If Wednesday’s argument before the Supreme Court is any indication, a majority of the justices seemed inclined to strike down or curtail key sections of the 1965 Voting Rights Act. Even if the court does move in that direction, election officials in some states will have more leeway to change some procedures, but voters in 2014 won’t suddenly wake up in 1964. Hearing a challenge brought by Shelby County, Ala., several justices voiced skepticism about the formula the law uses to decide which states and other jurisdictions are required to get permission, or “preclearance,” from the Justice Department or a federal court in Washington for any change in voting procedures that they seek to make. In 2006 Congress reauthorized Section 5 of the law for another 25 years. The current formula uses election data from 1972 and earlier to determine which places section 5 applies to.
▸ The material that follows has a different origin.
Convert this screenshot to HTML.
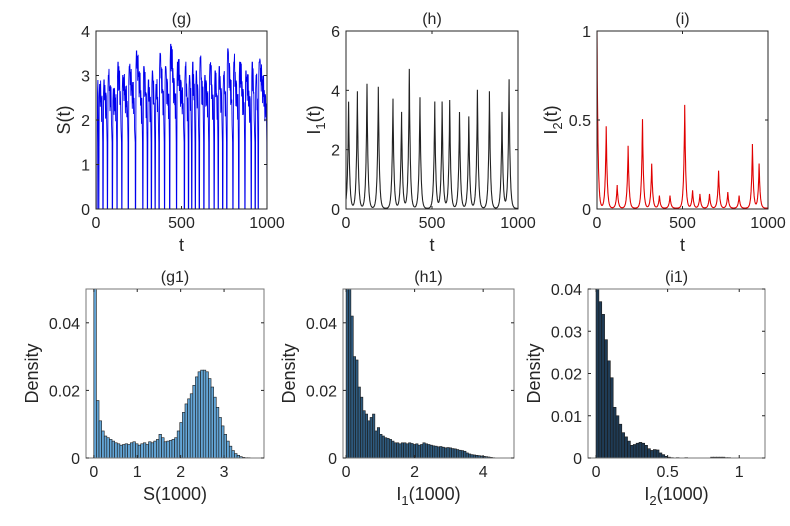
<!DOCTYPE html>
<html><head><meta charset="utf-8">
<style>
html,body{margin:0;padding:0;background:#fff;}
svg{display:block;font-family:"Liberation Sans",Arial,sans-serif;}
</style></head>
<body>
<svg id="fig" width="790" height="526" viewBox="0 0 790 526" xmlns="http://www.w3.org/2000/svg"></svg>
<script>
// ---- time series data ----
const i1PeakTimes = [15,66,122,188,273,323,368,430,516,559,603,660,714,764,834,907,948];
const i1PeakValues = [3.6,3.95,4.2,4.1,3.7,3.25,4.7,3.75,3.6,3.6,3.65,3.25,3.1,4.0,3.95,3.25,4.35];
const i2PeakTimes = [0,54,118,182,266,320,365,427,513,559,602,658,711,765,831,909,948];
const i2PeakValues = [1.0,0.46,0.13,0.35,0.5,0.25,0.07,0.07,0.58,0.1,0.08,0.08,0.21,0.09,0.07,0.36,0.25];
const sCrashTimes = [5,15,40,66,95,122,150,188,230,273,300,323,345,368,400,430,470,516,540,559,580,603,630,660,690,714,740,764,800,834,870,907,930,948];
const sCycleMax = [2.9,2.8,2.9,3.0,2.7,3.3,3.0,3.2,3.55,3.2,2.9,3.1,2.8,3.5,3.2,3.7,3.3,3.2,3.0,3.3,3.1,3.4,3.0,3.25,3.1,3.2,3.0,3.6,3.3,3.3,3.1,3.3,3.0,3.3];
const sJitter = [0.3,-0.4,0.2,-0.6,0.5,-0.2,0.1,-0.7,0.4,-0.3,0.6,-0.5,0.2,-0.1,-0.8,0.3];
// ---- histogram data ----
const g1Densities = [0.06,0.017,0.011,0.008,0.0065,0.006,0.0055,0.005,0.0045,0.0042,0.0038,0.004,0.0042,0.004,0.0045,0.0048,0.0042,0.0038,0.0042,0.0045,0.004,0.0048,0.0045,0.005,0.0055,0.007,0.006,0.0048,0.005,0.0052,0.0055,0.006,0.008,0.0105,0.0135,0.016,0.0175,0.019,0.0215,0.024,0.0255,0.026,0.026,0.0255,0.0235,0.021,0.018,0.015,0.012,0.0095,0.007,0.005,0.0035,0.0022,0.0013,0.0008,0.0004,0.0002,0.0001,0.0001];
const g1BinWidth = 0.06;
const h1Densities = [0.06,0.06,0.042,0.03,0.029,0.021,0.018,0.014,0.013,0.011,0.012,0.013,0.008,0.009,0.007,0.0065,0.006,0.0058,0.0055,0.005,0.0045,0.0045,0.0042,0.0045,0.0045,0.0042,0.0045,0.0043,0.004,0.0042,0.0038,0.004,0.0045,0.0042,0.004,0.0038,0.0036,0.0035,0.0033,0.0034,0.0032,0.003,0.0031,0.003,0.0028,0.0027,0.0025,0.0023,0.0022,0.002,0.0015,0.0012,0.001,0.0009,0.0008,0.0007,0.0006,0.0005,0.0004,0.0003,0.0002,0.0001];
const h1BinWidth = 0.07;
const i1Densities = [0.04,0.037,0.034,0.028,0.023,0.019,0.012,0.01,0.008,0.006,0.005,0.004,0.003,0.0032,0.0035,0.0037,0.0035,0.003,0.0022,0.0018,0.002,0.0019,0.0012,0.0008,0.0004,0.0002,0.0001,0,0.0001,0,0,0.0001,0,0,0,0,0,0,0,0,0.0002,0.0002,0.0002,0.0002,0.0002,0.0001,0.0001,0,0,0,0,0,0,0,0,0,0,0,0,0];
const i1BinWidth = 0.02;

const NS="http://www.w3.org/2000/svg";
const svg=document.getElementById('fig');
function mk(tag,attrs,parent){const e=document.createElementNS(NS,tag);for(const k in attrs)e.setAttribute(k,attrs[k]);(parent||svg).appendChild(e);return e;}
function txt(s,x,y,size,anchor,parent){const t=mk('text',{x:x,y:y,'font-size':size,'text-anchor':anchor||'middle',fill:'#262626'},parent);t.textContent=s;return t;}

function makeAxes(o){
  const g=mk('g',{});
  
  
  const sx=v=>o.x0+(v-o.xmin)/(o.xmax-o.xmin)*(o.x1-o.x0);
  const sy=v=>o.y1-(v-o.ymin)/(o.ymax-o.ymin)*(o.y1-o.y0);
  o.sx=sx;o.sy=sy;o.g=g;
  const clip=mk('clipPath',{id:'c'+o.name},g);
  mk('rect',{x:o.x0,y:o.y0,width:o.x1-o.x0,height:o.y1-o.y0},clip);
  o.plot=mk('g',{'clip-path':'url(#c'+o.name+')'},g);
  return o;
}
function finishAxes(o){
  const g=o.g;
  const frame=mk('rect',{x:o.x0,y:o.y0,width:o.x1-o.x0,height:o.y1-o.y0,fill:'none',stroke:o.frame||'#262626','stroke-width':1},g);
  
  
  o.xticks.forEach((v,i)=>{
    const x=o.sx(v);
    mk('line',{x1:x,y1:o.y1,x2:x,y2:o.y1-3,stroke:'#262626'},g);
    mk('line',{x1:x,y1:o.y0,x2:x,y2:o.y0+3,stroke:'#262626'},g);
    const t=txt(o.xtickLabels[i],x,o.y1+19,16,'middle',g);
    
    
  });
  o.yticks.forEach((v,i)=>{
    const y=o.sy(v);
    mk('line',{x1:o.x0,y1:y,x2:o.x0+3,y2:y,stroke:'#262626'},g);
    mk('line',{x1:o.x1,y1:y,x2:o.x1-3,y2:y,stroke:'#262626'},g);
    const t=txt(o.ytickLabels[i],o.x0-6,y+6,16,'end',g);
    
    
  });
  const ti=txt(o.title,(o.x0+o.x1)/2,o.y0-7,16,'middle',g);
  
  
  const xl=mk('text',{x:(o.x0+o.x1)/2,y:o.y1+42,'font-size':18,'text-anchor':'middle',fill:'#262626'},g);
  xl.innerHTML=o.xlabel;
  
  
  const yl=mk('text',{x:0,y:0,'font-size':18,'text-anchor':'middle',fill:'#262626',transform:'translate('+(o.x0-o.ylabOff)+','+((o.y0+o.y1)/2)+') rotate(-90)'},g);
  yl.innerHTML=o.ylabel;
  
  
}

function spikeSeries(times,vals,base,width){
  const pts=[];
  for(let t=0;t<=1000;t+=1){
    let v=base;
    for(let k=0;k<times.length;k++){v+=vals[k]*Math.exp(-Math.abs(t-times[k])/width);}
    pts.push([t,v]);
  }
  return pts;
}
function drawLine(o,pts,color,name,w){
  const d=pts.map((p,i)=>(i?'L':'M')+o.sx(p[0]).toFixed(1)+' '+o.sy(p[1]).toFixed(1)).join('');
  const p=mk('path',{d:d,fill:'none',stroke:color,'stroke-width':w||0.9},o.plot);
  
  
}

const axG=makeAxes({name:'panel-g',x0:96,x1:267,y0:31,y1:209,xmin:0,xmax:1000,ymin:0,ymax:4,
  xticks:[0,500,1000],xtickLabels:['0','500','1000'],yticks:[0,1,2,3,4],ytickLabels:['0','1','2','3','4'],
  title:'(g)',xlabel:'t',ylabel:'S(t)',ylabOff:26});
{
  const pts=[];let j=0;
  for(let k=0;k<sCrashTimes.length;k++){
    const a=sCrashTimes[k], b=k+1<sCrashTimes.length?sCrashTimes[k+1]:1000;
    const m=sCycleMax[k];
    pts.push([a,0]);pts.push([a+2,0]);
    pts.push([a+4,m*0.9]);
    const span=b-a-8;
    for(let s=6;s<b-a-3;s+=2){
      const frac=(s-6)/Math.max(span,1);
      let v=m-(m-2.2)*frac+sJitter[j%sJitter.length]*0.6;j++;
      if(s<9)v=m;
      pts.push([a+s,v]);
    }
    pts.push([b-1,1.5]);pts.push([b,0]);
  }
  drawLine(axG,pts,'#0000ee','s-series-line');
}
finishAxes(axG);

const axH=makeAxes({name:'panel-h',x0:346,x1:518,y0:31,y1:209,xmin:0,xmax:1000,ymin:0,ymax:6,
  xticks:[0,500,1000],xtickLabels:['0','500','1000'],yticks:[0,2,4,6],ytickLabels:['0','2','4','6'],
  title:'(h)',xlabel:'t',ylabel:'I<tspan font-size="13" dy="5">1</tspan><tspan dy="-5">(t)</tspan>',ylabOff:26});
drawLine(axH,spikeSeries(i1PeakTimes,i1PeakValues,0.02,6),'#222','i1-series-line',1.1);
finishAxes(axH);

const axI=makeAxes({name:'panel-i',x0:597,x1:768,y0:31,y1:209,xmin:0,xmax:1000,ymin:0,ymax:1,
  xticks:[0,500,1000],xtickLabels:['0','500','1000'],yticks:[0,0.5,1],ytickLabels:['0','0.5','1'],
  title:'(i)',xlabel:'t',ylabel:'I<tspan font-size="13" dy="5">2</tspan><tspan dy="-5">(t)</tspan>',ylabOff:40});
drawLine(axI,spikeSeries(i2PeakTimes,i2PeakValues,0.005,6),'#e00000','i2-series-line',1.1);
finishAxes(axI);

function drawHist(o,dens,bw,fill,name){
  dens.forEach((d,i)=>{
    if(d<=0)return;
    const x=o.sx(i*bw), x2=o.sx((i+1)*bw);
    const y=o.sy(Math.min(d,o.ymax*1.05));
    const r=mk('rect',{x:x,y:y,width:x2-x,height:o.sy(0)-y,fill:fill,stroke:'#1a1a1a','stroke-width':0.6},o.plot);
    
    
  });
}
const axG1=makeAxes({name:'panel-g1',x0:86,x1:264,y0:289,y1:458,xmin:-0.18,xmax:3.92,ymin:0,ymax:0.05,frame:'#777',
  xticks:[0,1,2,3],xtickLabels:['0','1','2','3'],yticks:[0,0.02,0.04],ytickLabels:['0','0.02','0.04'],
  title:'(g1)',xlabel:'S(1000)',ylabel:'Density',ylabOff:48});
drawHist(axG1,g1Densities,g1BinWidth,'#63a5d6','g1-bar');
finishAxes(axG1);

const axH1=makeAxes({name:'panel-h1',x0:343,x1:514,y0:289,y1:458,xmin:-0.09,xmax:4.9,ymin:0,ymax:0.05,frame:'#777',
  xticks:[0,2,4],xtickLabels:['0','2','4'],yticks:[0,0.02,0.04],ytickLabels:['0','0.02','0.04'],
  title:'(h1)',xlabel:'I<tspan font-size="13" dy="5">1</tspan><tspan dy="-5">(1000)</tspan>',ylabel:'Density',ylabOff:48});
drawHist(axH1,h1Densities,h1BinWidth,'#2e5a7e','h1-bar');
finishAxes(axH1);

const axI1=makeAxes({name:'panel-i1',x0:588,x1:765,y0:289,y1:458,xmin:-0.056,xmax:1.18,ymin:0,ymax:0.04,frame:'#777',
  xticks:[0,0.5,1],xtickLabels:['0','0.5','1'],yticks:[0,0.01,0.02,0.03,0.04],ytickLabels:['0','0.01','0.02','0.03','0.04'],
  title:'(i1)',xlabel:'I<tspan font-size="13" dy="5">2</tspan><tspan dy="-5">(1000)</tspan>',ylabel:'Density',ylabOff:48});
drawHist(axI1,i1Densities,i1BinWidth,'#1f3b55','i1-bar');
finishAxes(axI1);
</script>
</body></html>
Critics of the law say the formula is archaic and ought to be scrapped.
Currently nine states, mostly in the South, as well as 54 counties in New York, California, Florida, North Carolina and South Dakota and 12 townships in Michigan and New Hampshire, are covered by section 5.
What effect would a ruling which struck down or curbed section 5 have on elections in the United States?
Would parts of the country now covered by section 5 revert to the days of poll taxes, literacy tests, murders of voter registration workers, racial gerrymandering of districts, and other devices to negate the power of African-American, Latino and other minority voters?
The short answer is no, and that’s because a separate section of the Voting Rights Act, section 2 – which is a permanent part of the statute and need not be periodically renewed, as section 5 must be – bans voting procedures that discriminate on the basis of race, color, or membership in one of the language minority groups identified by the law, which includes not only Spanish, but Chinese, Vietnamese, Korean and several Native American and Alaska Native language groups.